In 8086 assembly programming, we can only load a data into a segment register by, first loading it into a general purpose register and then we have to move it from this general register to the segment register.
Why can't we load it directly? Is there any special reason for not being allowed?
What is the difference between mov ax,5000H
and mov ax,[5000H]
? Does [5000h]
mean content in memory location 5000h?
Remember that the syntax of assembly language (any assembly) is just a human-readable way to write machine code. The rules of what you can do in machine code depend on how the processor's electronics were designed, not on what the assembler syntax could easily support.
So, just because it looks like you could write mov DS, [5000h]
and that conceptually it doesn't seem like there is a reason why you shouldn't be able to do it, it's really about "is there a mechanism by which the processor can load a segment register from a memory location's content?"

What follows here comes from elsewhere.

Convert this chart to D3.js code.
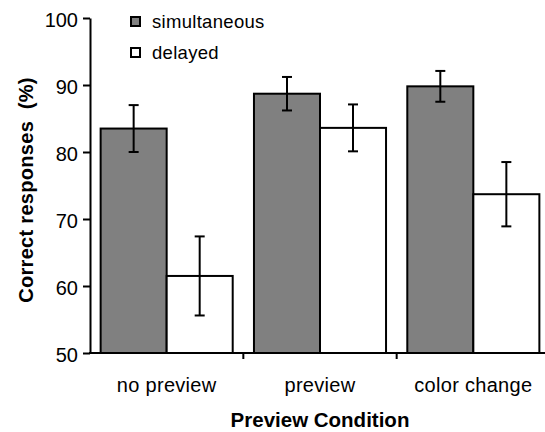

In the case of 8086 assembly, I figure that the reason is simply that the engineers just didn't create an electric path that could feed a signal from the memory I/O data lines to the lines that write to the segment registers.
Why? I have several theories, but no authoritative knowledge.
The most likely reason is simply one of simplifying the design: it takes extra wiring and gates to do that, and it's an uncommon enough operation (this is the 70's) that it's not worth the real estate in the chip. This is not surprising; the 8086 already went overboard allowing any of the normal registers to be connected to the ALU (arithmetic logic unit) which allows any register to be used as an accumulator. I'm sure that wasn't cheap to do. Most processors at the time only allowed one register (the accumulator) to be used for that purpose.
It's also possible that allowing a segment register to be written from a memory read resulted in several weird edge cases that were hard to get right in the circuitry. After all, the segment register to be written might be used to address the source operand.
As far as the brackets, you are correct. Let's say memory position 5000h contains the number 4321h. mov ax, 5000h
puts the value 5000h into ax, while mov ax, [5000h]
loads 4321h from memory into ax. Essentially, the brackets act like the *
pointer dereference operator in C.
Just to highlight the fact that assembly is an idealized abstraction of what machine code can do, you should note that the two variations are not the same instruction with different parameters, but completely different opcodes. They could have used – say – MOV
for the first and MVD
(MoVe Direct addressed memory) for the second opcode, but they must have decided that the bracket syntax was easier for programmers to remember.